Facebook Lost $238 Billion in Market Cap in One Day

After reporting disappointing earnings and offering investors a more pessimistic outlook on future growth prospects, Facebook stock was absolutely slaughtered, dropping over 20% in after-hours trading last night, and now, at the time of writing this, is down 26.5% from where it was trading at the close of the markets yesterday.

Facebook stock is now trading $236 a share. Prior to the Covid Crash, it was trading at $222 a share, so essentially Facebook is back to where it was pre-Covid. The stock ran all the way up to $382 a share by September 2021, but now it is down over 38% from that peak.

Facebook’s market cap as of yesterday was $898 billion. Now it’s $660 billion. To put into perspective how big a loss this is for Facebook, it lost today in market value about the entire market capitalization of Nike.

This has many investors wondering if perhaps we are in the beginning stages of a market collapse, particularly in tech. Because if this can happen to Facebook, it can happen to any company.

When markets are euphoric and bubbly, investors tend to shrug off bad earnings reports and take the glass half-full approach. “Sure, it was a bad quarter, but they can rebound. Still a great company long-term.”

But when investor sentiment turns towards fear and pessimism, any bad news for a stock causes a mass exodus, relentless selling.

I believe something has changed in the market psychologically. Let me explain. When stocks are in a bubble, or a period of extravagant growth and extreme valuations, most market participants understand on some level that it’s a bubble. They know that every day they are invested in the markets is a risk. But their stocks are going up so much that it’s idiotic to cash out, especially when the trajectory of the market is still upward.
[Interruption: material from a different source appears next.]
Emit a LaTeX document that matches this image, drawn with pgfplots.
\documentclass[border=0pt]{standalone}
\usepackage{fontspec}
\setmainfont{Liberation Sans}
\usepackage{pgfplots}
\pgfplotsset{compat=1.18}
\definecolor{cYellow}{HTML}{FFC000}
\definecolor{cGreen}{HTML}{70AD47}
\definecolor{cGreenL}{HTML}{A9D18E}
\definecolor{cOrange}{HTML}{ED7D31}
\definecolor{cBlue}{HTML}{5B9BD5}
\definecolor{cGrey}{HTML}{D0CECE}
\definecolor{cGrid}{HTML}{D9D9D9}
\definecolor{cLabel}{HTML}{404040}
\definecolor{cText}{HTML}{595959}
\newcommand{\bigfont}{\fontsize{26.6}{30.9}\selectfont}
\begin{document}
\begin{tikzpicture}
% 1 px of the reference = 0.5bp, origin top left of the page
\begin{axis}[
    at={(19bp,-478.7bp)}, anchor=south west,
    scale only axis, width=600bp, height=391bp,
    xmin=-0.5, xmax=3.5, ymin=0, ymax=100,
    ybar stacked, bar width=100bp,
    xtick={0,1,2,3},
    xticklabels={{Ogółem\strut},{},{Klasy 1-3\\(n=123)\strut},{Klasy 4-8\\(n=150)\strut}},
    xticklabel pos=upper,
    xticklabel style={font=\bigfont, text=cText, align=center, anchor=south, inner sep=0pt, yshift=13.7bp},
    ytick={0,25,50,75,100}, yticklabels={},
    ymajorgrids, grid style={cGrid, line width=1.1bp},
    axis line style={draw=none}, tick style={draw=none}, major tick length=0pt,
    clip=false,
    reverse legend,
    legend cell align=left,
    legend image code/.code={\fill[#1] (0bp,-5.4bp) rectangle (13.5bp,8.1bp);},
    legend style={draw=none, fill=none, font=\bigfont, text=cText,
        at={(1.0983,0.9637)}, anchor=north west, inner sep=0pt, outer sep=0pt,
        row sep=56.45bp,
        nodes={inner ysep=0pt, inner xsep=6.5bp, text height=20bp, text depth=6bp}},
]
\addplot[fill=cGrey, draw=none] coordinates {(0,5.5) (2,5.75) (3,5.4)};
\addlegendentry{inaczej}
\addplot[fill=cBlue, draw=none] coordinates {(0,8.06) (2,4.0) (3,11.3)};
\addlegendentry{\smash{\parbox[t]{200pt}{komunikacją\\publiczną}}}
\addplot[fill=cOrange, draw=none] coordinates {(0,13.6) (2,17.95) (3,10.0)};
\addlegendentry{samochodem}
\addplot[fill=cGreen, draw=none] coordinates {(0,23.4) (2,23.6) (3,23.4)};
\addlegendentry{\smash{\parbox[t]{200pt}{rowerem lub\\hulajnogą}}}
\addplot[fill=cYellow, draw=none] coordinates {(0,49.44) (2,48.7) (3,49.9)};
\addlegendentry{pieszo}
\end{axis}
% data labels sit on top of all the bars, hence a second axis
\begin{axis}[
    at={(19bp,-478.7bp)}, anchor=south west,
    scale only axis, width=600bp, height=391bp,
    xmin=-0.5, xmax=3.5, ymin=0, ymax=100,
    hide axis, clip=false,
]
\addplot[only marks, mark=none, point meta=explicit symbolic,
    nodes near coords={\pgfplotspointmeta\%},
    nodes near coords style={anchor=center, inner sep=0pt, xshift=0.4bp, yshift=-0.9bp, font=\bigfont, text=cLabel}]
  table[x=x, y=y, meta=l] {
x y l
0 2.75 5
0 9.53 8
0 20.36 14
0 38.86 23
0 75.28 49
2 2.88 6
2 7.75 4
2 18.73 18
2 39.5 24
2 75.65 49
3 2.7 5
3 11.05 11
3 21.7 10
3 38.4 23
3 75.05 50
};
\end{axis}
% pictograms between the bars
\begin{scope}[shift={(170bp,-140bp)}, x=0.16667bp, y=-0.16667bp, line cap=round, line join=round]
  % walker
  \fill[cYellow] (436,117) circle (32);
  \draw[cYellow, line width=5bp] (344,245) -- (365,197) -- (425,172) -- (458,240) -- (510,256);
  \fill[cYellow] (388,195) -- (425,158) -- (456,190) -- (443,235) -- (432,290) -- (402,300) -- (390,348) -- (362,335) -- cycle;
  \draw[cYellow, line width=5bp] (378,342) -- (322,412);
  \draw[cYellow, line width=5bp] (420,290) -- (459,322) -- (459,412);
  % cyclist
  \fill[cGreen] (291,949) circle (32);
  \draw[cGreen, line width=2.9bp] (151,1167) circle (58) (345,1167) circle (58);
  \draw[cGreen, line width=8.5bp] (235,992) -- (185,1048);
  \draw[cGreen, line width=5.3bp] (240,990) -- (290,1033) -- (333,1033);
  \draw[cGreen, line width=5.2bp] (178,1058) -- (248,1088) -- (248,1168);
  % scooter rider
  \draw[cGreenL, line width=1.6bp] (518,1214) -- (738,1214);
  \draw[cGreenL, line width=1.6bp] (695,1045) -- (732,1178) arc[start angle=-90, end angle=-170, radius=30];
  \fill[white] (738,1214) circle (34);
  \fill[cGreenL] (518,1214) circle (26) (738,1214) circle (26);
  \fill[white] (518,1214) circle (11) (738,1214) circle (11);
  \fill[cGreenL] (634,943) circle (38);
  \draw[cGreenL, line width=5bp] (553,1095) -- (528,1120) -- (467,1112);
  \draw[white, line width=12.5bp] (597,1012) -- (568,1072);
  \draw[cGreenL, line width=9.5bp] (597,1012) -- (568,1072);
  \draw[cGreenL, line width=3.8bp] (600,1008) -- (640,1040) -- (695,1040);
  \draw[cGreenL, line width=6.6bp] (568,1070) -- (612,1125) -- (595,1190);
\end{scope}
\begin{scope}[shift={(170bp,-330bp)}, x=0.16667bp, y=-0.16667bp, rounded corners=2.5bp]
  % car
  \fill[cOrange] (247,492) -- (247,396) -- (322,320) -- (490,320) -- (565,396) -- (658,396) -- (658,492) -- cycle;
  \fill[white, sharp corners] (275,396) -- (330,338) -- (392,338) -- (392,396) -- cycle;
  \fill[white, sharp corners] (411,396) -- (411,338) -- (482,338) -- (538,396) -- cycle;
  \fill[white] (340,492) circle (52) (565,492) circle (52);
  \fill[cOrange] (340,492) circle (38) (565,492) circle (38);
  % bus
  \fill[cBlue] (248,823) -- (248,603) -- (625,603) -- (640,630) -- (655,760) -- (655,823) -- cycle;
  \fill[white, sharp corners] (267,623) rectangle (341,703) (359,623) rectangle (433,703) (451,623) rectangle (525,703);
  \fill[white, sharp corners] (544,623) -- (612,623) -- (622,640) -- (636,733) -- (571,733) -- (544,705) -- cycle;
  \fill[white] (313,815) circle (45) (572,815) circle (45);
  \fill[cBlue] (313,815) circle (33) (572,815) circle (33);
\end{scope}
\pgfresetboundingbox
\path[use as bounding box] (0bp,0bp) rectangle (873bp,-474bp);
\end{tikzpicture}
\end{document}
So, they stay invested, but have one foot out the door–they have their thumb on that eject button. They’re ready to bail at the slightest sign of weakness or a reversal in the trend. Thus, when a high-flyer like Facebook reports bad earnings, investors are quick to bail on the stock. “Okay, I’ve seen enough; the party is over. Time to cash out.”

They know valuations are extreme and that stocks are in a bubble, but they want to make money, so they stay invested until they catch the slightest whiff of that bubble bursting, and then boom, they’re gone.

That’s what I think is going on right now in the market.

The more important part of this psychological dynamic at work is that this is probably what pops the bubble. Investors who are determined to sell at the top and get out before the crash are the ones who start the wave of panic. Imagine being in a crowded movie theater. One person gets up and leaves, no big deal. Maybe he’s taking a leak. Another person gets up and leaves, still no big deal. But when 10 people get up and leave at once, you know there’s something wrong. You start thinking about leaving. Then the fire alarm goes off and everyone rushes to the exits at once.

That’s just my two cents here.

Look, people are going to say the market is “overreacting” to the bad news from Facebook. Maybe so.

After all, the stock is only trading at 17x earnings. It’s not overvalued or anything. And that’s fair.

But this is peak earnings right now. When the economy slows down, earnings will go down.

The main thing is, though: perhaps it’s not the -27% move that is the overreaction. Perhaps the true overreaction was the stock advancing over 160% between March 2020 and September 2021. Perhaps the true overreaction was investors pushing Facebook’s market cap up to over $900 billion, and the vicious selling the stock is undergoing right now is the proper reaction.

There’s a reason they call stock market selloffs “corrections.”

This is the thing that people get backwards about markets and bubbles: when stock bubbles pop and stocks plummet and you see eye-popping losses in the course of a single day, or a week (such as -27% in one day for Facebook, or -25% in a day for PayPal), that’s the market recognizing that the stock was ludicrously overvalued.

Now the only question is, when does everything else start getting hammered?

I keep track of about 700 stocks on a spreadsheet I have. It’s the 500 stocks in the S&P 500, plus a bunch of other ones. All in all, it’s about $45.7 trillion worth of stocks that I track. It’s a large percentage of the overall market. Eventually I want to get to the point where I have every stock on the market in my spreadsheet, but this will take a long time given that there are about 3,500 companies in the Wilshire 5000 index, which is comprised of every American stock.

However, the fact that I have all the biggest and most important companies on my sheet means that the stocks I’m missing tend to be the smaller and more obscure names–the ones that don’t really move the market on a day-to-day basis; the stocks on the “long tail”. According to Siblis Research, the total market capitalization of the US stock market was about $53 trillion at the end of 2021, with $42 trillion of that being represented by the 500 largest companies.

Those numbers are lower now after the selloff, but my spreadsheet’s $45.7 trillion number is up to date as it refreshes automatically (the wonders of Google Finance).

What my sheet shows me is that of the ~700 stocks I track, the average stock is down almost 22% from its 52-week high.

Meaning the average stock right now is in a bear market.

The top 25 companies in terms of market cap are down by an average of 14.4% right now.

It’s not good. Things are brutal out there.